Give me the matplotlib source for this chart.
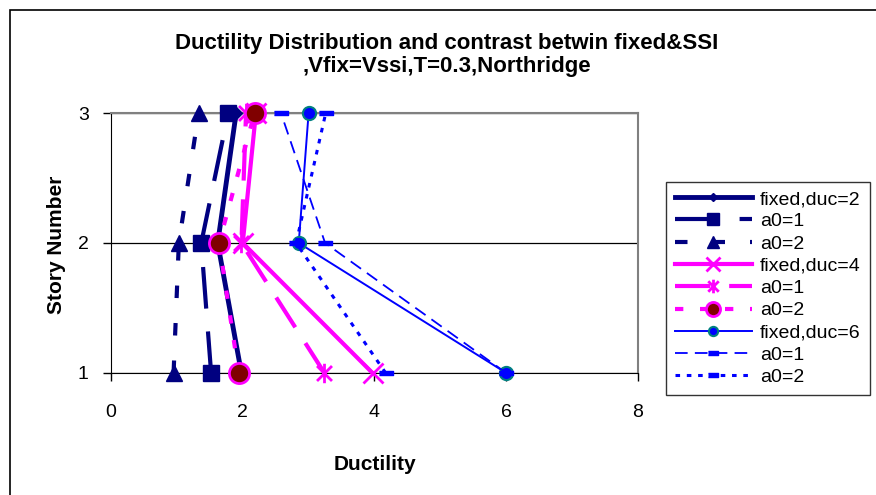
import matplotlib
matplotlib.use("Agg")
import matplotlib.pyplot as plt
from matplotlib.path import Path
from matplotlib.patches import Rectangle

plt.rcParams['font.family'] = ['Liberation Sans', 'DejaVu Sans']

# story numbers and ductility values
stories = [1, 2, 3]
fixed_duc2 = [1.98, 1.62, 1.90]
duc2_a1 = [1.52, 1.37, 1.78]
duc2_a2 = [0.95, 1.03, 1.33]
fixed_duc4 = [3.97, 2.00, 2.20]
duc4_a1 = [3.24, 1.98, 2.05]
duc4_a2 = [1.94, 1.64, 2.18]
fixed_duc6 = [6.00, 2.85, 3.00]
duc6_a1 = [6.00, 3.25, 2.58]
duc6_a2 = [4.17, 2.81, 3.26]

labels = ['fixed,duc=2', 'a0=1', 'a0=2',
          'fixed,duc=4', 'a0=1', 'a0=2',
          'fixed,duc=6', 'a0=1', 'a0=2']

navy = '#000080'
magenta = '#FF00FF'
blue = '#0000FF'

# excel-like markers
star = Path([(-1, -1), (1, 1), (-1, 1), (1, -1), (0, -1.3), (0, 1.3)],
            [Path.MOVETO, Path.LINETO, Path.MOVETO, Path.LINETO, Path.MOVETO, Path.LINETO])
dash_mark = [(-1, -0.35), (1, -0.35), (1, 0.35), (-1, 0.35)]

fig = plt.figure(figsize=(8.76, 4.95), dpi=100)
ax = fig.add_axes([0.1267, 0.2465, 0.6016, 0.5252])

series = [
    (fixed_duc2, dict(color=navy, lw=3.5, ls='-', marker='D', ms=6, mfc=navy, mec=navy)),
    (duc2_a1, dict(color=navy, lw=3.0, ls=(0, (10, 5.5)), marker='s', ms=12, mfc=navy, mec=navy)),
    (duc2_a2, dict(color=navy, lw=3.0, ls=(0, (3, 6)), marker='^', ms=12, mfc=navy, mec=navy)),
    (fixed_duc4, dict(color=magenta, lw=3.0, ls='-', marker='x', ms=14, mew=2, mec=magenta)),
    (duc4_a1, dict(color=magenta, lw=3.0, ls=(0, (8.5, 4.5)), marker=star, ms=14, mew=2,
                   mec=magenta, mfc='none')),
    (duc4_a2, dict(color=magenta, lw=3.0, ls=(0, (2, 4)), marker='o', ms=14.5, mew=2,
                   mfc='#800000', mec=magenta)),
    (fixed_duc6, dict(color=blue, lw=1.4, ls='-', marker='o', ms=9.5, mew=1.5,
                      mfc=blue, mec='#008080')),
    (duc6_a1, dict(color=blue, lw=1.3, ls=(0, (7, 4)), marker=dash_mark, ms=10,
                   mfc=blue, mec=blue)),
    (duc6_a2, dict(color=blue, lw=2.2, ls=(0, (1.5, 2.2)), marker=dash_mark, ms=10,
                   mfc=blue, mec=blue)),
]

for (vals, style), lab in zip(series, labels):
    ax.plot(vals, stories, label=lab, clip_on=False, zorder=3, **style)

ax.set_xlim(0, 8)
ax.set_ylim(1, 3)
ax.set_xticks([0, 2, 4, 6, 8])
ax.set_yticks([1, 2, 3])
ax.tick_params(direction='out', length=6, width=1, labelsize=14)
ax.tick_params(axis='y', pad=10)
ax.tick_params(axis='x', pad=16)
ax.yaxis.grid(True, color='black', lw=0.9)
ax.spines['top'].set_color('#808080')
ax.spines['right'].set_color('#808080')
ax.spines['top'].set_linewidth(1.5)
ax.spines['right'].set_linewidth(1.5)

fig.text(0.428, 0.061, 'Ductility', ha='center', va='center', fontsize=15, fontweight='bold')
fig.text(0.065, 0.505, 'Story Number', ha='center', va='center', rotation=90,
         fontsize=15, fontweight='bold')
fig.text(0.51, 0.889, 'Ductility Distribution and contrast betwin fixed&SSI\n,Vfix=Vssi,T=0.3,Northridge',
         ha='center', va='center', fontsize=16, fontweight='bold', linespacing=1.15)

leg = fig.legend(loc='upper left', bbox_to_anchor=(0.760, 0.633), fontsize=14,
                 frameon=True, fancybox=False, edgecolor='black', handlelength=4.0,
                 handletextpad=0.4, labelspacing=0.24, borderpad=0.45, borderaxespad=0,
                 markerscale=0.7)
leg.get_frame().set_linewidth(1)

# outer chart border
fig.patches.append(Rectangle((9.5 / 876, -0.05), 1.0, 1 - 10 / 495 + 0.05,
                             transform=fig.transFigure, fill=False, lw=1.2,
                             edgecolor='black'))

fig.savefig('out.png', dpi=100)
______________________________
▶ [WHAT IS ASKED]: Omit the pictures, then repeat exactly each line from the beginning of the listing through the line with "ax = fig.add_axes([0.1267, 0.2465, 0.6016, 0.5252])".

▶ [RESPONSE]:
Give me the matplotlib source for this chart.
import matplotlib
matplotlib.use("Agg")
import matplotlib.pyplot as plt
from matplotlib.path import Path
from matplotlib.patches import Rectangle

plt.rcParams['font.family'] = ['Liberation Sans', 'DejaVu Sans']

# story numbers and ductility values
stories = [1, 2, 3]
fixed_duc2 = [1.98, 1.62, 1.90]
duc2_a1 = [1.52, 1.37, 1.78]
duc2_a2 = [0.95, 1.03, 1.33]
fixed_duc4 = [3.97, 2.00, 2.20]
duc4_a1 = [3.24, 1.98, 2.05]
duc4_a2 = [1.94, 1.64, 2.18]
fixed_duc6 = [6.00, 2.85, 3.00]
duc6_a1 = [6.00, 3.25, 2.58]
duc6_a2 = [4.17, 2.81, 3.26]

labels = ['fixed,duc=2', 'a0=1', 'a0=2',
          'fixed,duc=4', 'a0=1', 'a0=2',
          'fixed,duc=6', 'a0=1', 'a0=2']

navy = '#000080'
magenta = '#FF00FF'
blue = '#0000FF'

# excel-like markers
star = Path([(-1, -1), (1, 1), (-1, 1), (1, -1), (0, -1.3), (0, 1.3)],
            [Path.MOVETO, Path.LINETO, Path.MOVETO, Path.LINETO, Path.MOVETO, Path.LINETO])
dash_mark = [(-1, -0.35), (1, -0.35), (1, 0.35), (-1, 0.35)]

fig = plt.figure(figsize=(8.76, 4.95), dpi=100)
ax = fig.add_axes([0.1267, 0.2465, 0.6016, 0.5252])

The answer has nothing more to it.